Set exercise =>
Take the lines from the top down to and including the one with "const sodRootSig = ['f', 'f', 'e', 'd', 'c', 'b', 'a'];" and repeat them exactly. Omit images.

Source excerpt =>
** BEGIN **

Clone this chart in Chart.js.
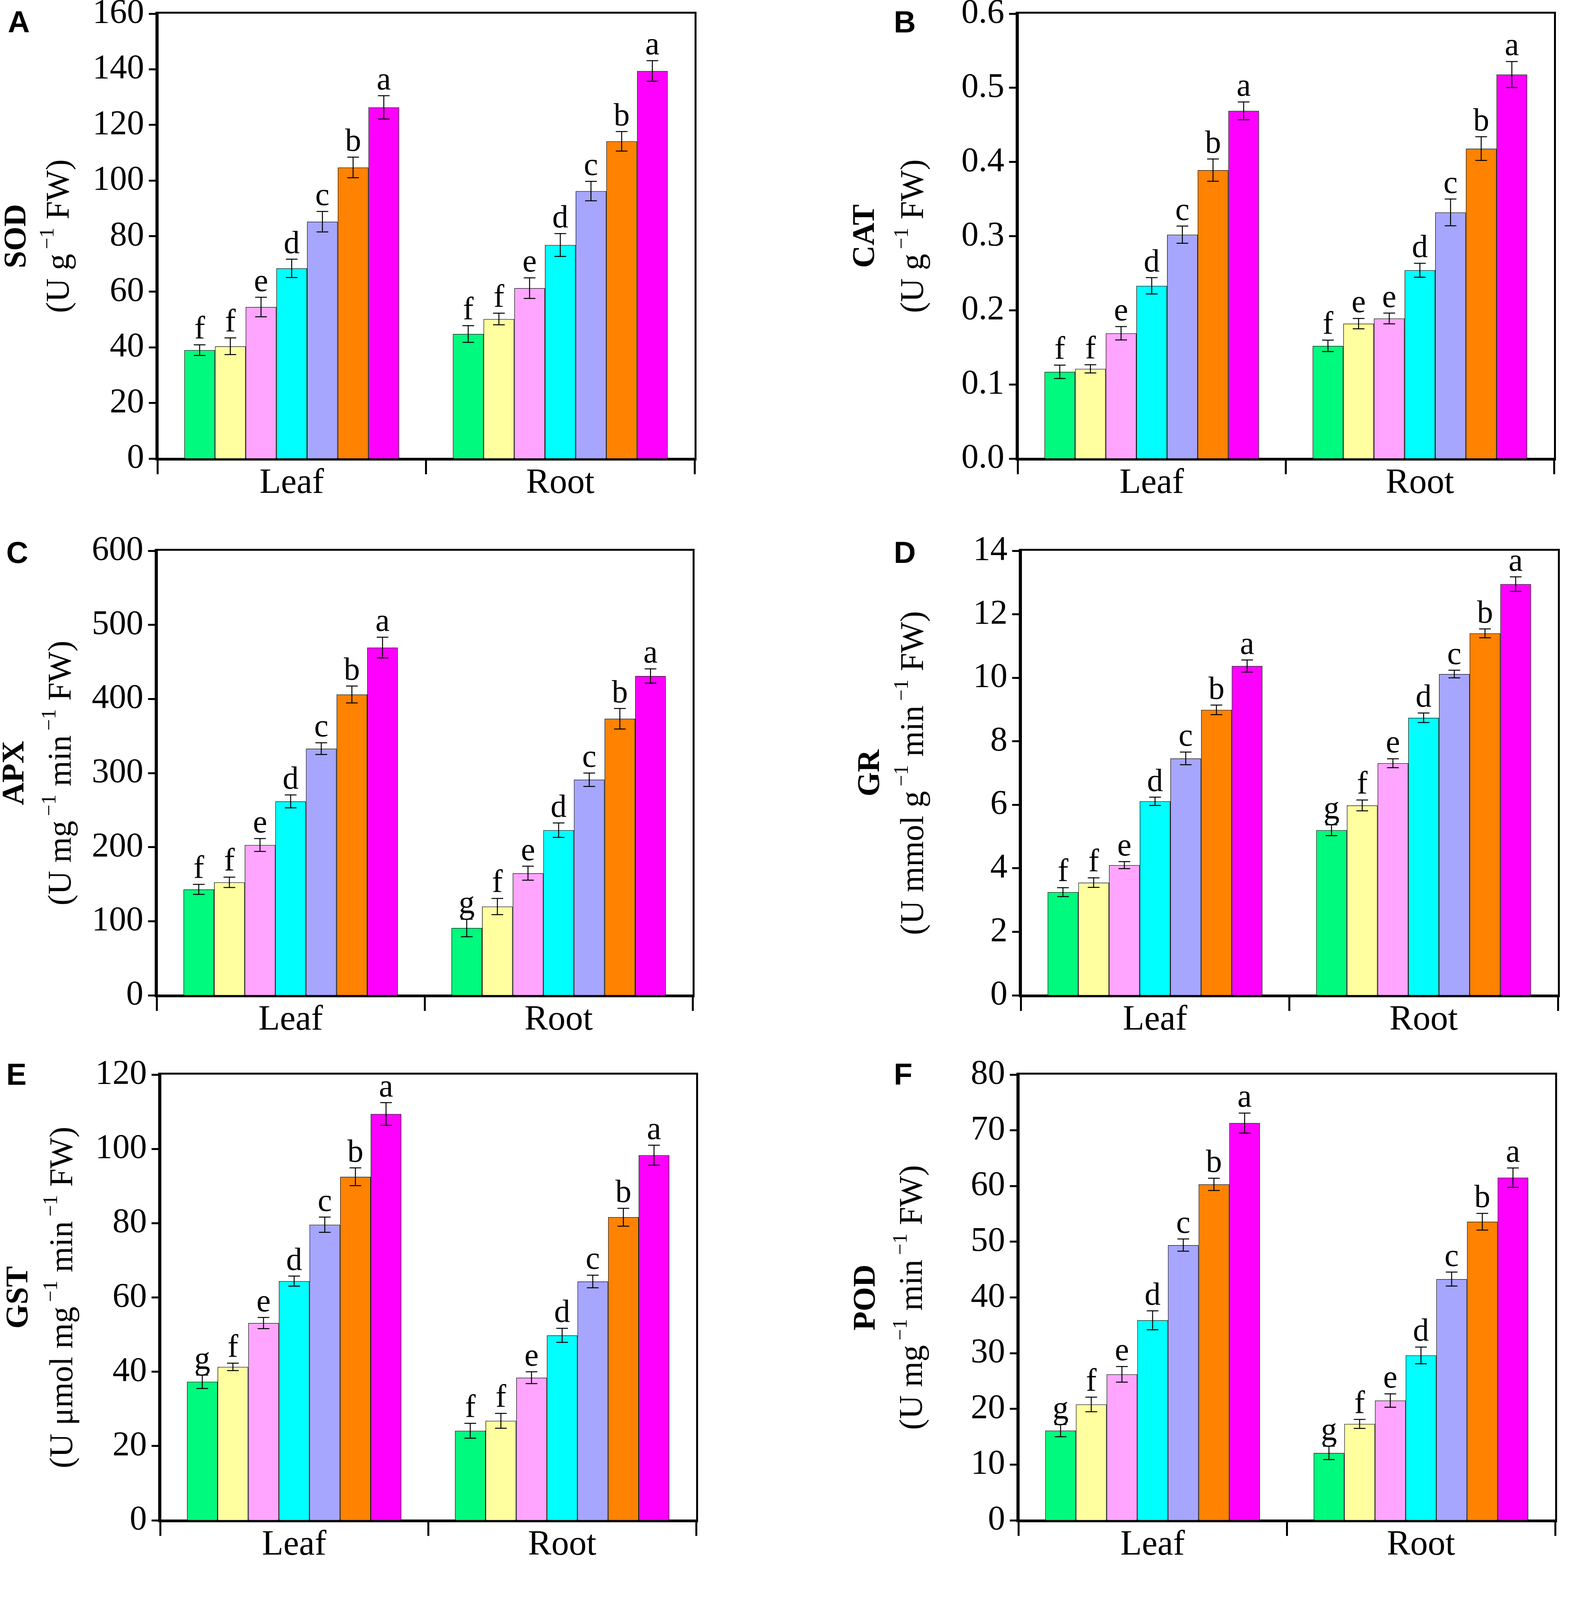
<!DOCTYPE html>
<html>
<head>
<meta charset="utf-8">
<script src="https://cdn.jsdelivr.net/npm/chart.js@4.4.1/dist/chart.umd.min.js"></script>
<style>
html, body { margin: 0; padding: 0; background: #fff; }
body { width: 4083px; height: 4636px; position: relative; overflow: hidden;
       font-family: 'Liberation Serif', 'Times New Roman', serif; color: #000; }
canvas { position: absolute; }
#legend { position: absolute; left: 1096px; top: 4202px; width: 1782px; height: 430px;
          border: 3px solid #222; box-sizing: border-box; }
.sw { position: absolute; height: 101px; width: 134px; box-sizing: border-box;
      border-top: 3px solid #111; border-bottom: 3px solid #111;
      border-left: 1px solid #555; border-right: 1px solid #555; }
.lab { position: absolute; width: 240px; text-align: center; font-size: 94px; line-height: 100px; }
.ttl { position: absolute; width: 2000px; text-align: center; font-size: 96px; line-height: 110px; }
.ttl sup { font-size: 62%; vertical-align: 0.7em; line-height: 0; margin-left: 0.12em; }
</style>
</head>
<body>
<div id="legend"></div>
<script>
const categories = ['Leaf', 'Root'];
const nickel = ['0', '10', '20', '30', '50', '75', '100'];
const colors = ['#00fa7d', '#ffffa0', '#ffa5ff', '#00ffff', '#a6a6ff', '#ff8200', '#ff00ff'];

// A - SOD
const sodLeaf = [39.0, 40.4, 54.5, 68.4, 85.2, 104.7, 126.3];
const sodRoot = [44.8, 50.2, 61.3, 76.8, 96.2, 114.1, 139.4];
const sodLeafErr = [1.9, 3.0, 3.5, 3.3, 3.7, 3.7, 4.2];
const sodRootErr = [3.0, 2.1, 3.7, 4.1, 3.5, 3.5, 3.7];
const sodLeafSig = ['f', 'f', 'e', 'd', 'c', 'b', 'a'];
const sodRootSig = ['f', 'f', 'e', 'd', 'c', 'b', 'a'];

// B - CAT
const catLeaf = [0.117, 0.121, 0.169, 0.233, 0.302, 0.389, 0.469];
const catRoot = [0.152, 0.182, 0.189, 0.254, 0.332, 0.418, 0.518];
const catLeafErr = [0.009, 0.0055, 0.009, 0.011, 0.0116, 0.015, 0.012];
const catRootErr = [0.0077, 0.007, 0.0072, 0.0094, 0.018, 0.016, 0.0175];
const catLeafSig = ['f', 'f', 'e', 'd', 'c', 'b', 'a'];
const catRootSig = ['f', 'e', 'e', 'd', 'c', 'b', 'a'];

// C - APX
const apxLeaf = [142.9, 152.5, 202.8, 261.8, 333.0, 406.0, 469.4];
const apxRoot = [90.9, 119.8, 164.8, 222.9, 291.0, 373.3, 431.0];
const apxLeafErr = [6.8, 7.0, 8.7, 8.7, 7.9, 11.4, 14.0];
const apxRootErr = [11.8, 10.9, 9.4, 9.8, 9.0, 13.8, 9.6];
const apxLeafSig = ['f', 'f', 'e', 'd', 'c', 'b', 'a'];
const apxRootSig = ['g', 'f', 'e', 'd', 'c', 'b', 'a'];

// D - GR
const grLeaf = [3.25, 3.55, 4.10, 6.11, 7.46, 8.99, 10.37];
const grRoot = [5.20, 5.98, 7.31, 8.74, 10.12, 11.40, 12.95];
const grLeafErr = [0.14, 0.15, 0.11, 0.13, 0.2, 0.15, 0.19];
const grRootErr = [0.17, 0.17, 0.14, 0.15, 0.12, 0.14, 0.23];
const grLeafSig = ['f', 'f', 'e', 'd', 'c', 'b', 'a'];
const grRootSig = ['g', 'f', 'e', 'd', 'c', 'b', 'a'];

// E - GST
const gstLeaf = [37.3, 41.3, 53.1, 64.4, 79.6, 92.5, 109.4];
const gstRoot = [24.1, 26.8, 38.4, 49.8, 64.3, 81.6, 98.3];
const gstLeafErr = [1.8, 1.0, 1.5, 1.35, 2.05, 2.4, 3.05];
const gstRootErr = [2.0, 2.0, 1.6, 1.9, 1.7, 2.4, 2.7];
const gstLeafSig = ['g', 'f', 'e', 'd', 'c', 'b', 'a'];
const gstRootSig = ['f', 'f', 'e', 'd', 'c', 'b', 'a'];

// F - POD
const podLeaf = [16.1, 20.8, 26.2, 35.9, 49.4, 60.3, 71.3];
const podRoot = [12.1, 17.3, 21.5, 29.6, 43.3, 53.6, 61.5];
const podLeafErr = [1.1, 1.3, 1.4, 1.7, 1.1, 1.1, 1.8];
const podRootErr = [1.2, 0.8, 1.2, 1.5, 1.25, 1.5, 1.75];
const podLeafSig = ['g', 'f', 'e', 'd', 'c', 'b', 'a'];
const podRootSig = ['g', 'f', 'e', 'd', 'c', 'b', 'a'];

// y axis ranges per panel
const yMax = [160, 0.6, 600, 14, 120, 80];
const yStep = [20, 0.1, 100, 2, 20, 10];

const panels = [
  { tag: 'A', name: 'SOD', unit: '(U g^{−1} FW)', leaf: sodLeaf, root: sodRoot, leafErr: sodLeafErr, rootErr: sodRootErr, leafSig: sodLeafSig, rootSig: sodRootSig, dec: 0,
    area: [403, 35, 1778, 1174], letter: [20, 83], titleX: [44, 154] },
  { tag: 'B', name: 'CAT', unit: '(U g^{−1} FW)', leaf: catLeaf, root: catRoot, leafErr: catLeafErr, rootErr: catRootErr, leafSig: catLeafSig, rootSig: catRootSig, dec: 1,
    area: [2605, 35, 3978, 1174], letter: [2288, 83], titleX: [2216, 2341] },
  { tag: 'C', name: 'APX', unit: '(U mg^{−1} min^{−1} FW)', leaf: apxLeaf, root: apxRoot, leafErr: apxLeafErr, rootErr: apxRootErr, leafSig: apxLeafSig, rootSig: apxRootSig, dec: 0,
    area: [401, 1410, 1773, 2548], letter: [16, 1441], titleX: [39, 159] },
  { tag: 'D', name: 'GR', unit: '(U mmol g^{−1} min^{−1} FW)', leaf: grLeaf, root: grRoot, leafErr: grLeafErr, rootErr: grRootErr, leafSig: grLeafSig, rootSig: grRootSig, dec: 0,
    area: [2613, 1410, 3988, 2548], letter: [2288, 1441], titleX: [2229, 2341] },
  { tag: 'E', name: 'GST', unit: '(U μmol mg^{−1} min^{−1} FW)', leaf: gstLeaf, root: gstRoot, leafErr: gstLeafErr, rootErr: gstRootErr, leafSig: gstLeafSig, rootSig: gstRootSig, dec: 0,
    area: [410, 2751, 1782, 3892], letter: [16, 2777], titleX: [49, 163] },
  { tag: 'F', name: 'POD', unit: '(U mg^{−1} min^{−1} FW)', leaf: podLeaf, root: podRoot, leafErr: podLeafErr, rootErr: podRootErr, leafSig: podLeafSig, rootSig: podRootSig, dec: 0,
    area: [2607, 2751, 3981, 3892], letter: [2288, 2777], titleX: [2218, 2338] }
];

const SERIF = "'Liberation Serif', 'Times New Roman', serif";
Chart.defaults.font.family = SERIF;
Chart.defaults.color = '#000';

// 'a^{b}c' -> text pieces, superscripts flagged
function richParts(s) {
  const out = [];
  const re = /\^\{([^}]*)\}/g;
  let last = 0, m;
  while ((m = re.exec(s))) {
    if (m.index > last) out.push({ t: s.slice(last, m.index) });
    out.push({ t: m[1], sup: true });
    last = re.lastIndex;
  }
  if (last < s.length) out.push({ t: s.slice(last) });
  return out;
}

function drawRich(ctx, s, cx, cy, size, weight) {
  const parts = richParts(s);
  const main = weight + ' ' + size + 'px ' + SERIF;
  const small = weight + ' ' + Math.round(size * 0.62) + 'px ' + SERIF;
  const gap = size * 0.14;
  let total = 0;
  parts.forEach(q => {
    ctx.font = q.sup ? small : main;
    q.w = ctx.measureText(q.t).width + (q.sup ? gap : 0);
    total += q.w;
  });
  let x = cx - total / 2;
  ctx.textAlign = 'left';
  ctx.textBaseline = 'middle';
  parts.forEach(q => {
    ctx.font = q.sup ? small : main;
    ctx.fillText(q.t, x + (q.sup ? gap : 0), cy - (q.sup ? size * 0.36 : 0));
    x += q.w;
  });
}

const panelDecor = {
  id: 'panelDecor',
  afterDatasetsDraw(chart, args, opts) {
    const p = opts.panel;
    const ctx = chart.ctx;
    const y = chart.scales.y;
    ctx.save();
    ctx.strokeStyle = '#000';
    ctx.fillStyle = '#000';
    ctx.lineWidth = 2.5;
    ctx.font = '82px ' + SERIF;
    ctx.textAlign = 'center';
    ctx.textBaseline = 'alphabetic';
    chart.data.datasets.forEach((ds, i) => {
      const meta = chart.getDatasetMeta(i);
      meta.data.forEach((bar, j) => {
        const v = ds.data[j];
        const e = j === 0 ? p.leafErr[i] : p.rootErr[i];
        const sig = j === 0 ? p.leafSig[i] : p.rootSig[i];
        const yt = y.getPixelForValue(v + e);
        const yb = y.getPixelForValue(v - e);
        const cap = 15;
        ctx.beginPath();
        ctx.moveTo(bar.x, yt); ctx.lineTo(bar.x, yb);
        ctx.moveTo(bar.x - cap, yt); ctx.lineTo(bar.x + cap, yt);
        ctx.moveTo(bar.x - cap, yb); ctx.lineTo(bar.x + cap, yb);
        ctx.stroke();
        ctx.fillText(sig, bar.x, yt - 16);
      });
    });
    ctx.restore();
  },
  afterDraw(chart, args, opts) {
    const p = opts.panel, ox = opts.ox, oy = opts.oy;
    const ctx = chart.ctx;
    const a = chart.chartArea;
    ctx.save();
    ctx.strokeStyle = '#000';
    ctx.lineWidth = 5;
    ctx.strokeRect(a.left - 2.5, a.top - 2.5, a.right - a.left + 5, a.bottom - a.top + 5);

    ctx.fillStyle = '#000';
    ctx.font = "bold 78px 'Liberation Sans', Arial, sans-serif";
    ctx.textAlign = 'left';
    ctx.textBaseline = 'alphabetic';
    ctx.fillText(p.tag, p.letter[0] - ox, p.letter[1] - oy);

    const cy = (a.top + a.bottom) / 2;
    [[p.name, p.titleX[0], 'bold', 80], [p.unit, p.titleX[1], 'normal', 84]].forEach(([txt, px, w, sz]) => {
      ctx.save();
      ctx.translate(px - ox, cy);
      ctx.rotate(-Math.PI / 2);
      drawRich(ctx, txt, 0, 0, sz, w);
      ctx.restore();
    });
    ctx.restore();
  }
};

const PAD_L = 430, PAD_T = 120, PAD_R = 40, PAD_B = 160;
const Y_W = 200, X_H = 150;

panels.forEach((p, k) => {
  const [l, t, r, b] = p.area;
  const ox = l - PAD_L, oy = t - PAD_T;
  const w = r - l + PAD_L + PAD_R, h = b - t + PAD_T + PAD_B;
  const cv = document.createElement('canvas');
  cv.width = w; cv.height = h;
  cv.style.left = ox + 'px'; cv.style.top = oy + 'px';
  cv.style.width = w + 'px'; cv.style.height = h + 'px';
  document.body.appendChild(cv);

  new Chart(cv, {
    type: 'bar',
    data: {
      labels: categories,
      datasets: nickel.map((n, i) => ({
        label: n,
        data: [p.leaf[i], p.root[i]],
        backgroundColor: colors[i],
        borderColor: '#000',
        borderWidth: 1.5,
        categoryPercentage: 0.8,
        barPercentage: 1.0
      }))
    },
    options: {
      responsive: false,
      animation: false,
      devicePixelRatio: 1,
      events: [],
      layout: { padding: { left: PAD_L - Y_W, top: PAD_T, right: PAD_R, bottom: PAD_B - X_H } },
      plugins: {
        legend: { display: false },
        tooltip: { enabled: false },
        panelDecor: { panel: p, ox: ox, oy: oy }
      },
      scales: {
        x: {
          offset: true,
          grid: { offset: true, drawOnChartArea: false, tickLength: 40, tickWidth: 5, tickColor: '#000' },
          border: { width: 5, color: '#000' },
          ticks: { color: '#000', font: { size: 90 }, padding: -30 },
          afterFit: s => { s.height = X_H; }
        },
        y: {
          min: 0,
          max: yMax[k],
          ticks: { stepSize: yStep[k], color: '#000', font: { size: 88 }, padding: 12,
                   callback: v => Number(v).toFixed(p.dec) },
          grid: { drawOnChartArea: false, tickLength: 22, tickWidth: 5, tickColor: '#000' },
          border: { width: 5, color: '#000' },
          afterFit: s => { s.width = Y_W; }
        }
      }
    },
    plugins: [panelDecor]
  });
});

// legend below the panels
const legend = document.getElementById('legend');
const LX = 1096, LY = 4202;
nickel.forEach((n, i) => {
  const cx = 1350 + i * 232.5;
  const sw = document.createElement('div');
  sw.className = 'sw';
  sw.style.background = colors[i];
  sw.style.left = (cx - 67 - LX) + 'px';
  sw.style.top = (4258 - LY) + 'px';
  legend.appendChild(sw);
  const lb = document.createElement('div');
  lb.className = 'lab';
  lb.textContent = n;
  lb.style.left = (cx - 120 - LX) + 'px';
  lb.style.top = (4363 - LY) + 'px';
  legend.appendChild(lb);
});
const ttl = document.createElement('div');
ttl.className = 'ttl';
ttl.innerHTML = 'Nickel concentration (mg L<sup>−1</sup>)';
ttl.style.left = (2080 - 1000 - LX) + 'px';
ttl.style.top = (4491 - LY) + 'px';
legend.appendChild(ttl);
</script>
</body>
</html>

** END **

The solution =>
Clone this chart in Chart.js.
<!DOCTYPE html>
<html>
<head>
<meta charset="utf-8">
<script src="https://cdn.jsdelivr.net/npm/chart.js@4.4.1/dist/chart.umd.min.js"></script>
<style>
html, body { margin: 0; padding: 0; background: #fff; }
body { width: 4083px; height: 4636px; position: relative; overflow: hidden;
       font-family: 'Liberation Serif', 'Times New Roman', serif; color: #000; }
canvas { position: absolute; }
#legend { position: absolute; left: 1096px; top: 4202px; width: 1782px; height: 430px;
          border: 3px solid #222; box-sizing: border-box; }
.sw { position: absolute; height: 101px; width: 134px; box-sizing: border-box;
      border-top: 3px solid #111; border-bottom: 3px solid #111;
      border-left: 1px solid #555; border-right: 1px solid #555; }
.lab { position: absolute; width: 240px; text-align: center; font-size: 94px; line-height: 100px; }
.ttl { position: absolute; width: 2000px; text-align: center; font-size: 96px; line-height: 110px; }
.ttl sup { font-size: 62%; vertical-align: 0.7em; line-height: 0; margin-left: 0.12em; }
</style>
</head>
<body>
<div id="legend"></div>
<script>
const categories = ['Leaf', 'Root'];
const nickel = ['0', '10', '20', '30', '50', '75', '100'];
const colors = ['#00fa7d', '#ffffa0', '#ffa5ff', '#00ffff', '#a6a6ff', '#ff8200', '#ff00ff'];

// A - SOD
const sodLeaf = [39.0, 40.4, 54.5, 68.4, 85.2, 104.7, 126.3];
const sodRoot = [44.8, 50.2, 61.3, 76.8, 96.2, 114.1, 139.4];
const sodLeafErr = [1.9, 3.0, 3.5, 3.3, 3.7, 3.7, 4.2];
const sodRootErr = [3.0, 2.1, 3.7, 4.1, 3.5, 3.5, 3.7];
const sodLeafSig = ['f', 'f', 'e', 'd', 'c', 'b', 'a'];
const sodRootSig = ['f', 'f', 'e', 'd', 'c', 'b', 'a'];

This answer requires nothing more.